Both Ms. Gagné and Ms. Rubertucci agree that they can open up a committee if students have concerns. There was a committee before Covid-19, but it had shut down while classes were online. If the committee were to reopen, they would be able to discuss with the cafeteria provider if any issues were to arise. Ms. Gagné also states that in regards to a lack of vegan, kosher and halal options, students should understand that in a large population of 2000, not everyone’s needs can be met. The food provided in the cafeteria is provided for the majority. Nevertheless, if there are major issues, the committee can be reopened.

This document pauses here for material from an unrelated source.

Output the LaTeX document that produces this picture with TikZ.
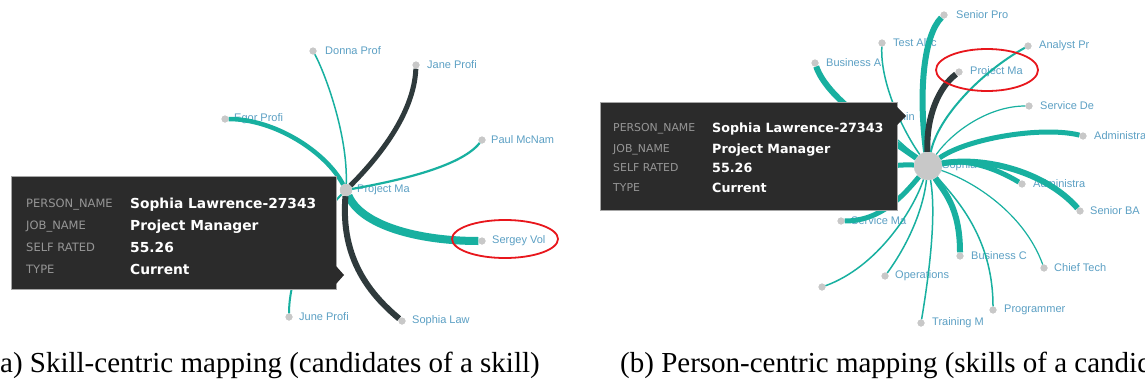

Marianopolis Compared To Other Cegeps

Following the interviews we did at school, we talked to two students at Champlain College to make an inter-collegial comparison of cafeteria prices. Marianopolis is a school with a small student body, so a comparison would only be fair if we were to compare it to a Cegep of a similar population size. Since Marianopolis has an approximate population of 2000 students, we decided to speak to students from Champlain. We spoke to Emma Roberge, the VP Internal of the Champlain Students Association at the Lennoxville Campus and to Maelys, the VP of Academic Affairs at the Saint-Lambert campus. Champlain College shares one of its campuses with Bishop’s College, so there are some eating places situated on Bishop’s campus that Champlain students can enjoy.

Marianopolis Cafeteria

On her collective campus, Emma said that four locations sell food, including two chains that sell outside of their school too which are Bekkah’s Bakery and Tim Hortons. She said that there are diverse options in their cafeterias. For vegetarians or vegans, they have fish tacos, veggie burgers, vegetarian chili, veggie burritos. At Marianopolis, students have veggie wraps, burgers, and the pasta is vegetarian on most days. Emma believes that Kosher and Halal students have different options around the campus. Their fridge sections contain similar options to Marianopolis, such as salads, sandwiches, fruit cups, and packaged snacks. They also have smoothies, avocado toast, chili, rice, etc. Concerning the food’s price, she stated that the fries cost 2.75$ and the poutine costs 6.25$, without taxes. In comparison, Marianopolis’ prices are up 60 to 80 cents on those two foods. Lastly, she said that she finds the prices reasonable since the meals are of a good size and they taste good. She mentions that their student council features a rating system of the cafeterias, and no food has gotten a score below 7 out of 10. 

At the Lennoxville Campus, Maelys informed us that the official number of students in Champlain is 3150 students. The food options on their campus are quite similar to ours, comprising of just a cafeteria and a few vending machines. In terms of prices, although both schools have similar options available, the prices range. At Champlain, large fries cost $3.30, and poutine costs $5.75 while also offering variations such as different sizes, which can be more affordable to some students, and spicy or gravy fries. As opposed to the cafeteria in Marianopolis, where a single size of poutine and fries is offered.  

Conclusion

After getting more information about the cafeteria, we can say that it reflects a typical food system in a school where the prices of the food are determined by the company in control of the food and the school. However, if students are not satisfied with the set system, how can the school break away from the typical system and create a better environment for their students? There will be an article coming out in the following months featuring the exact thoughts of Marianopolis students on the cafeteria. Many schools and universities have started on a food justice initiative, such as Concordia and McGill universities, which leaves more control over the food being served in the hands of the students. For now, we leave with the question of “Is it possible for a school to sell good food at a student-approved price at the same time?”.